# DATA SEGMENT start

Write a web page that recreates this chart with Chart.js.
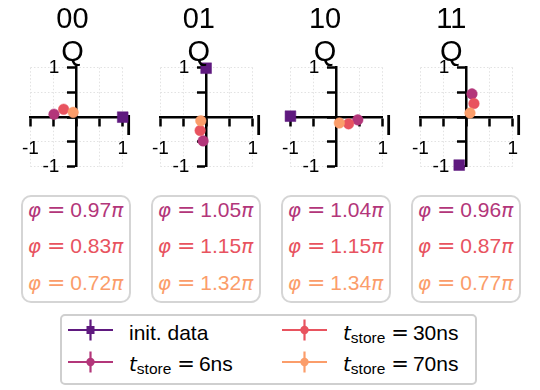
<!DOCTYPE html>
<html>
<head>
<meta charset="utf-8">
<script src="https://cdn.jsdelivr.net/npm/chart.js@4/dist/chart.umd.min.js"></script>
<style>
  html, body { margin: 0; padding: 0; background: #fff; }
  body { width: 540px; height: 390px; position: relative; overflow: hidden;
         font-family: "Liberation Sans", Arial, sans-serif; color: #000; }
  .panel { position: absolute; top: 0; }
  .title { position: absolute; top: 1.5px; width: 60px; text-align: center;
           font-size: 29px; line-height: 33px; }
  .pbox { position: absolute; top: 195px; width: 110px; height: 108px; box-sizing: border-box;
          border: 2.5px solid #d5d5d5; border-radius: 10px; }
  .pline { position: absolute; left: 0; width: 105px; text-align: center;
           font-size: 21px; line-height: 21px; white-space: nowrap; }
  .m { font-family: "DejaVu Sans", sans-serif; font-style: italic; font-size: 20px; }
  .eq { font-family: "DejaVu Sans", sans-serif; font-size: 22px; margin: 0 5px 0 6px; }
  .legend { position: absolute; left: 60px; top: 314px; width: 417px; height: 71px; box-sizing: border-box;
            border: 2px solid #cfcfcf; border-radius: 5px; }
  .legend svg { position: absolute; }
  .legend .t { position: absolute; white-space: nowrap; font-size: 21px; line-height: 19px; }
  .legend .m { font-size: 20px; }
  .legend .eq { font-size: 21px; margin: 0 4px 0 6px; }
  sub { font-size: 15.5px; vertical-align: -3px; line-height: 0; }
</style>
</head>
<body>
<script>
// IQ-plane states and their stored readouts
const states = ['00', '01', '10', '11'];

const initI = [1.00, -0.01, -1.00, -0.16];
const initQ = [0.00, 0.99, 0.02, -0.97];

const i6 = [-0.49, -0.075, 0.46, 0.117];
const q6 = [0.06, -0.48, -0.055, 0.47];

const i30 = [-0.28, -0.14, 0.26, 0.16];
const q30 = [0.16, -0.27, -0.135, 0.275];

const i70 = [-0.074, -0.125, 0.06, 0.074];
const q70 = [0.097, -0.073, -0.117, 0.085];

// phase of the stored state, in units of pi
const phase6 = ['0.97', '1.05', '1.04', '0.96'];
const phase30 = ['0.83', '1.15', '1.15', '0.87'];
const phase70 = ['0.72', '1.32', '1.34', '0.77'];

const tickValues = [-1, -0.5, 0, 0.5, 1];
const tickText = ['-1', '', '', '', '1'];

const seriesNames = ['init. data', '6ns', '30ns', '70ns'];
const colors = ['#5f197f', '#b3367a', '#e8535f', '#fb9d6a'];

const FONT = '"Liberation Sans", Arial, sans-serif';
// where the Q tick labels sit, in I units (left of the Q axis)
const qLabelAnchor = -0.375;

function labelFor(v) {
  const idx = tickValues.findIndex(t => Math.abs(t - v) < 1e-9);
  return idx >= 0 ? tickText[idx] : '';
}

// axis letter "I" at the right end of the horizontal axis
const axisLetter = {
  id: 'axisLetter',
  beforeDatasetsDraw(chart) {
    const { ctx, scales: { x, y } } = chart;
    ctx.save();
    ctx.font = '30px ' + FONT;
    ctx.fillStyle = '#000';
    ctx.textAlign = 'center';
    ctx.textBaseline = 'alphabetic';
    ctx.fillText('I', x.right + 6, y.getPixelForValue(0) + 18);
    ctx.restore();
  }
};

function axisScale(axis) {
  return {
    type: 'linear',
    min: -1, max: 1,
    position: axis === 'x' ? { y: 0 } : { x: 0 },
    afterBuildTicks(s) { s.ticks = tickValues.map(v => ({ value: v })); },
    ticks: {
      autoSkip: false, maxRotation: 0, padding: 12,
      color: axis === 'x' ? '#000' : 'rgba(0,0,0,0)',
      font: { family: FONT, size: 19 },
      callback: v => labelFor(v)
    },
    grid: {
      color: '#e2e2e2', lineWidth: 1,
      drawTicks: true, tickLength: 8, tickWidth: 2.5, tickColor: '#000'
    },
    border: { display: true, color: '#000', width: 2.5, dash: [1.5, 2] }
  };
}

// label-only scale carrying the Q tick numbers
const qLabelScale = {
  type: 'linear',
  axis: 'y',
  min: -1, max: 1,
  position: { x: qLabelAnchor },
  afterBuildTicks(s) { s.ticks = tickValues.map(v => ({ value: v })); },
  ticks: {
    autoSkip: false, padding: 0, color: '#000',
    font: { family: FONT, size: 19 },
    callback: v => labelFor(v)
  },
  grid: { display: false, drawTicks: false },
  border: { display: false }
};

states.forEach((st, k) => {
  const left = 10 + 130 * k;
  const canvas = document.createElement('canvas');
  canvas.className = 'panel';
  canvas.width = 130; canvas.height = 190;
  canvas.style.left = left + 'px';
  canvas.style.width = '130px'; canvas.style.height = '190px';
  document.body.appendChild(canvas);

  const pts = [
    { x: initI[k], y: initQ[k] },
    { x: i6[k], y: q6[k] },
    { x: i30[k], y: q30[k] },
    { x: i70[k], y: q70[k] }
  ];
  const datasets = pts.map((p, j) => ({
    label: seriesNames[j],
    data: [p],
    pointStyle: j === 0 ? 'rect' : 'circle',
    pointRadius: j === 0 ? 7.6 : 5.3,
    backgroundColor: colors[j],
    borderColor: colors[j],
    borderWidth: 0.5,
    clip: false
  }));
  // the slowest series goes underneath
  const ordered = [datasets[3], datasets[2], datasets[1], datasets[0]];

  new Chart(canvas, {
    type: 'scatter',
    data: { datasets: ordered },
    options: {
      responsive: false, animation: false, devicePixelRatio: 1,
      layout: { padding: { left: 11.7, right: 10.7, top: 67.7, bottom: 13.3 } },
      plugins: { legend: { display: false }, tooltip: { enabled: false }, title: { display: false } },
      scales: { x: axisScale('x'), y: axisScale('y'), qLabels: qLabelScale }
    },
    plugins: [axisLetter]
  });

  // state title and axis letter Q
  const t = document.createElement('div');
  t.className = 'title';
  t.style.left = (72.5 + 126.3 * k - 30) + 'px';
  t.innerHTML = st + '<br>Q';
  document.body.appendChild(t);

  // phase box
  const box = document.createElement('div');
  box.className = 'pbox';
  box.style.left = (21 + 130 * k) + 'px';
  const vals = [phase6[k], phase30[k], phase70[k]];
  const tops = [1.7, 38.2, 74.7];
  vals.forEach((v, j) => {
    const line = document.createElement('div');
    line.className = 'pline';
    line.style.top = tops[j] + 'px';
    line.style.color = colors[j + 1];
    line.innerHTML = '<span class="m">φ</span><span class="eq">=</span>' + v + '<span class="m">π</span>';
    box.appendChild(line);
  });
  document.body.appendChild(box);
});

// legend
function icon(color, square, left, top) {
  const mk = square
    ? `<rect x="18.5" y="8" width="8" height="8" fill="${color}"/>`
    : `<circle cx="22.5" cy="12" r="4.2" fill="${color}"/>`;
  return `<svg style="left:${left}px;top:${top}px" width="46" height="24" viewBox="0 0 46 24">
    <line x1="0" y1="12" x2="45" y2="12" stroke="${color}" stroke-width="2.2"/>
    <line x1="22.5" y1="1.5" x2="22.5" y2="22.5" stroke="${color}" stroke-width="2.2"/>${mk}</svg>`;
}
const legend = document.createElement('div');
legend.className = 'legend';
document.body.appendChild(legend);
// inner origin of the legend box (page coords)
const LX = 62, LY = 316;
const entries = [
  { ix: 68, iy: 330, tx: 129, base: 339, j: 0 },
  { ix: 68, iy: 362, tx: 129, base: 370, j: 1 },
  { ix: 282, iy: 330, tx: 343, base: 339, j: 2 },
  { ix: 282, iy: 362, tx: 343, base: 370, j: 3 }
];
let html = '';
entries.forEach(e => {
  const label = e.j === 0
    ? seriesNames[0]
    : '<span class="m">t</span><sub>store</sub><span class="eq">=</span>' + seriesNames[e.j];
  html += icon(colors[e.j], e.j === 0, e.ix - LX, e.iy - 12 - LY);
  html += `<span class="t" style="left:${e.tx - LX}px;top:${e.base - 15.7 - LY}px">${label}</span>`;
});
legend.innerHTML = html;
</script>
</body>
</html>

# DATA SEGMENT end

• [EXERCISE DIRECTIONS] Gather each line from the listing above that holds "page".

• [SOLUTION TO THIS TASK]
Write a web page that recreates this chart with Chart.js.
// inner origin of the legend box (page coords)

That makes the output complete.